Early Life and Education:
Leonard Bloomfield was born on April 1, 1887, in Chicago, Illinois. He graduated from Harvard College at the age of 19, and finished his graduate studies at the University of Wisconsin. He got attracted to linguistics after listening to the lectures of the Austrian philologist Eduard Prokosch (1876–1938). Bloomfield received his Ph.D. from the University of Chicago in 1909.
Contributions and Achievements:
Bloomfield started his career as a German language instructor at the University of Cincinnati in 1909. Accepting the position of German instructor at the University of Illinois in 1913, he stayed there as the assistant professor of comparative philology and German until 1921. His first major book Introduction to the Study of Language was published in 1914, concerning the general features of language.
Bloomfield spent more than a year in Germany in 1913–1914. He did courses taught by Neogrammarian scholars August Leskien (1840–1916) and Karl Brugmann (1849–1919) at the universities of Leipzig and Gottingen. He also completed his studies of Indian and Iranian languages. During the First World War he started studying Tagalog, a Malayo-Polynesian language mainly spoken in the Philippines. In 1917, he published his second main book Tagalog Texts with Grammatical Analysis.
He spent a number of years studying the Algonquian family of languages. In 1921, Bloomfield offered courses in German and linguistics at the Ohio State University where he established an enduring cooperation with behaviorist psychologist Albert P. Weiss. They both applied the logical positivist approach to science, and agreed that linguistics needed a more mechanistic and less mentalistic approach to qualify as a scientific discipline.
As for the scientific study of human language, Bloomfield, George M. Bolling (1871–1963) and Edgar H. Sturtevant (1875–1952) shaped the Linguistic Society of America in 1924 and published the results in the Society’s journal Language.
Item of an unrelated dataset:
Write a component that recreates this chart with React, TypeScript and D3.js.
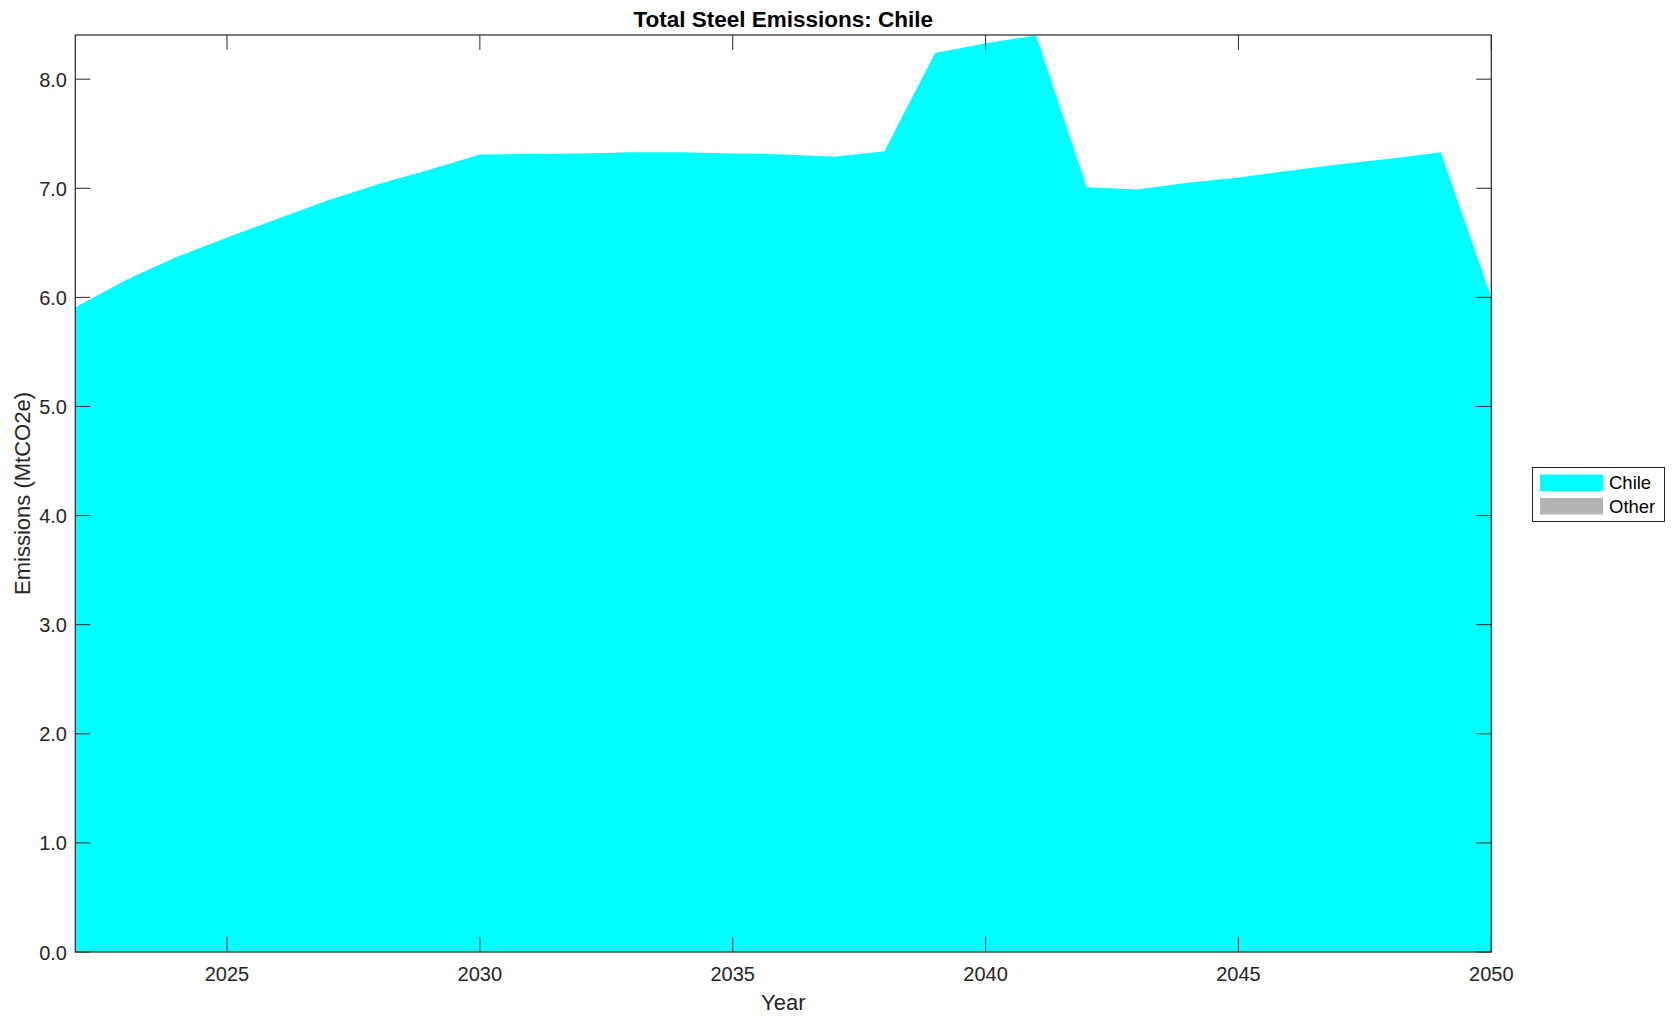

He was the president of the Linguistic Society of America in 1935.
From 1927 to 1940, Bloomfield worked as the professor of Germanic philology at the University of Chicago. His masterpiece, Language which was originally published in 1933 earned him a remarkably widespread fame. The impact of the book was so considerable that the period from 1933 until the mid-1950s is generally named as the “Bloomfieldian era” of linguistics. In 1940, Bloomfield started to work at Yale University, where he retired as professor of linguistics in 1946. He died in New Haven, Connecticut, on April 18, 1949.